Main Properties and Features
Feature |
Status |
Owl is a stand-alone table store, not tied to any particular data query or processing languages, supporting MR, Pig Latin, and Pig SQL |
current |
Owl has a flexible data partitioning model, with multiple levels of partitioning, physical and logical partitioning, and partition pruning for query optimization |
current |
Owl has a flexible interface for pushing projections and filters all the way down |
current |
Owl has a framework for storing data in many storage formats, and different storage formats can co-exist within the same table |
current |
Owl provides capability discovery mechanism to allow applications to take advantage of unique features of storage drivers |
current |
Owl supports both managed tables (completely managed by Owl) and unmanaged tables (called "external tables" in many databases) |
currently support external tables |
Owl manages a unified schema for each table (by unifying the schemas of its partitions) |
current |
Owl has support for storing custom metadata associated with tables and partitions |
current |
Owl has support for automatic data retention management |
future |
Owl has support for notifications on data change (new data added, data restated, etc. ) |
future |
Owl has support for converting data between write-friendly and read-friendly formats |
future |
Owl has support for addressing HDFS NameNode limitations by decreasing the number of files needed to store very large data sets |
future |
Owl provides a security model for secure data access |
future |
Prerequisite
Owl depends on Pig for its tuple classes as its basic unit of data container, and Hadoop 20 for OwlInputFormat. Its first release will require Pig 0.7 or later and Hadoop 20.2 or late. Owl integrates with Zebra 0.7 out-of-the-box.
Getting Owl
Initially, we like to open source Owl as a Pig contrib project. In the long term, Owl could become a separate Hadoop subproject as it provides a platform service all Hadoop applications.
Owl would live as a Pig contrib project at:
Compilation prerequisite:
Download the following binary
- JDK 1.6
- Ant 1.7.1
- JDBC driver
- or Oracle 11g JDBC driver
How to compile
- check out latest PIG trunk
- compile Pig -- ant jar
- cd contrib/owl
- copy MySQL(or oracle) JDBC driver to contrib/owl/java/lib directory
- buid owl driver jar file -- ant jar -Dpig.root=../..

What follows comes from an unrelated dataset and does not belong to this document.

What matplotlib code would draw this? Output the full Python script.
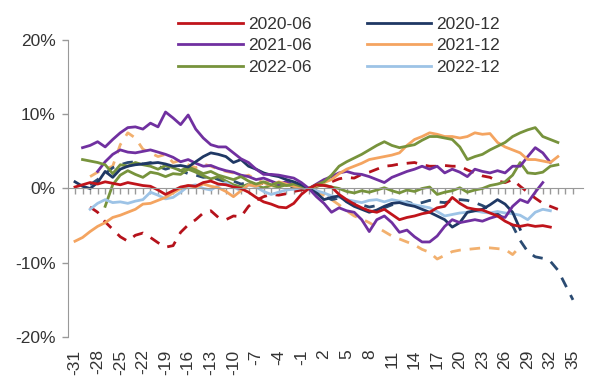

- build owl web application -- ant war -Dpig.root=../..
- run owl unit test using jetty and derby without any setup steps -- ant test -Dpig.root=../..
Deploying Owl
For development environment, Owl supports jetty 7.0 (with jetty-runner) and derby 10.5. For production deployment, Owl supports:
- Tomcat 6.0
- MySQL 5.1 or Oracle 11g
After installing Tomcat and MySQL, you will need these files:
owl-<0.x.x>.war - owl web application at contrib/owl/build
owl-<0.x.x>.jar - owl client library OwlInputFormat and OwlDriver with all their dependent 3rd party libraries at contrib/owl/build
- mysql
- mysql_schema.sql - owl database schema file at contrib/owl/setup/mysql
- owlServerConfig.xml - owl server configuration file at contrib/owl/setup/mysql
- oracle
- oracle_schema.sql - owl database schema file at contrib/owl/setup/oracle
- owlServerConfig.xml - owl server configuration file at contrib/owl/setup/oracle
Create db schema in MySql:
- create a database "owl" in mysql
- create db schema with "mysql_schema.sql"
- make sure the user specified in jdbc connection string has full access to all objects in the newly created "owl" db
Set up parameters in owlServerConfig:
- update jdbc driver connection information in owlServerConfig.xml
- put this file on the same box where tomcat is installed
Deploy Owl to Tomcat:
- deploy owl war file to Tomcat
set up -Dorg.apache.hadoop.owl.xmlconfig=<full path to owlServerConfig.xml> for the Tomcat deployment
Developing on Owl
Owl has two major public APIs. Owl Driver provides management APIs against three core Owl abstractions: "Owl Table", "Owl Database", and "Partition". This API is backed up by an internal Owl metadata store that runs on Tomcat and a relational database. OwlInputFormat provides a data access API and is modeled after the traditional Hadoop InputFormat. In the future, we plan to support OwlOutputFormat and thus the notion of "Owl Managed Table" where Owl controls the data flow into and out of "Owl Tables". Owl also supports Pig integration with OwlPigLoader/Storer module.
Client API Javadoc is at owlJavaDoc.jar
- Owl driver API - org.apache.hadoop.owl.client
OwlInputFormat API - org.apache.hadoop.owl.mapreduce
Sample code is attached to write a client application against owl:
Sample code using OwlDriver API: TestOwlDriverSample.java
Next Step
We recognize that Hive already addressed some of the above problems, and that there is significant overlap between Owl and Hive. Yet we also believe that Owl adds important new features that are necessary for managing very large tables. We look forward to collaborating with the Hive team on finding the right model for integration between the two systems and creating a unified data management system for Hadoop.